Sunday, May 24, 2009

Kirby Dick, Outing Deconstruction

I think that I have now seen only one actually entertaining documentary film with a philosophical subject: DERRIDA (2002). DERRIDA, of course, refers to Jacques Derrida (1930-2004), the "father" of deconstruction. (There is a companion book, Derrida, with the film's screenplay and some additional material from director Kirby Dick, and co-director/interviewer Amy Ziering Kofman.)

We have all been exposed to deconstruction (a process of analysis, not a systematic philosophy) in snippets, or glimmers of understanding:

There is nothing outside the text. (or There is no outside text.)

Every text contains the seeds of its own deconstruction.

When the One diminishes or excludes the Other, therein lurks the beginnings of the up-ending the One.

Deconstruction is not neutral; it intervenes.

Texts, freed from the altar of Platonism and absolutism, are unstable, and reveal their true and natural meaning through the process of deconstruction.

And the film is really about exploring the field of deconstruction, not the man, Jacques Derrida himself. He says right off, If you want to know about the life of philosopher, read his texts. Everything else is mere anecdote. This point is driven home at every turn by Derrida dodging every question about himself as opposed to his philosophy.

At one point, in his home library filled with books stacked to the ceiling, the interviewer (Kofman) finds a stack of Ann Rice books. "Have you read these?" No, I was given these when I was giving a talk on vampires, but I haven't read them. I'm not really a story person. "How many of these books have you read?" About four of them, but I've read those four very well.. In another segment, Derrida is asked what he would like to know about famous philosophers. Their sex lives. But when asked to say anything of his own, he dodges.

Perhaps the most revealing statement about deconstruction is made when Jacques is asked, "If your mother had been a philosopher, who would she be?" It is difficult for him to answer this question, since he can only imagine a philosopher as a man. This is one reason I 'invented' deconstruction: so that my granddaughter could be a philosopher.

True to the spirit of deconstruction is that to find out more about it, turn instead to the writings of its critics.

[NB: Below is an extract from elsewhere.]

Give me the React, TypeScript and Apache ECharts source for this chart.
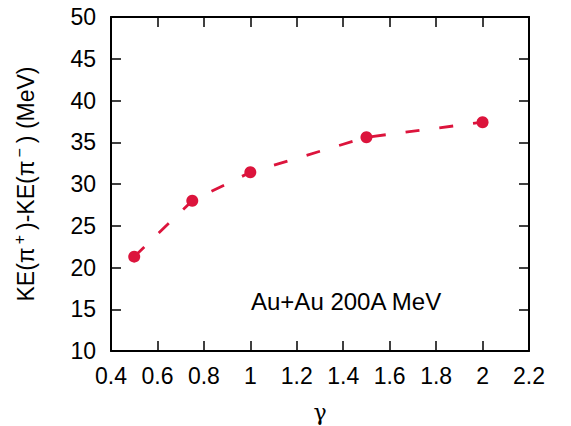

Max Goldblatt's, in a National Review review of the movie, is typical. Goldblatt, of course, takes the point of view expected from NRO: anything that deviates from orthodoxy of inerrant truth given from on-high, outside the mere province of mere mortals (e.g. the Bible or Papal Decree) is the work of fools. It represents a textual fascism or Catholicism — Plato, remember, was no friend of democracy — that stands up for defending "truth" against the pagans of deconstruction. (The only philosophers that matter to NRO, it seems, are Aristotle, Augustine, and Aquinas.) Some conservatives go to the "logical conclusion" of Goldblatt and actually equate deconstruction with homosexuality, which does make sense from their point of view. (See the last reference.)

This Kirby film is now followed by two others: This Film Is Not Yet Rated (2006) and OUTRAGE (2009). (I haven't seen these two yet, but plan to.) The first, about the double-standards in the movie rating business (violence is OK; sex, not ... heterosexual sex can get a PG-13 or R rating, but any hint of actual homosexual sex is in ratings trouble), turned out to not being able to get an R-rating — and hence is "not rated" — in its "director's cut" since some the clips it examined in its analysis and included in the film were not able to get even a an R-rating themselves. The second, about gay politicians and staffers hiding out in the Republican Party, the party that officially stands against any gay social acceptance and believes homosexuality can be cured by Jesus, exposes the mind-numbing hypocrisy of it all. Both of these films, apparently, apropos follow-ons to the subject explored in DERRIDA.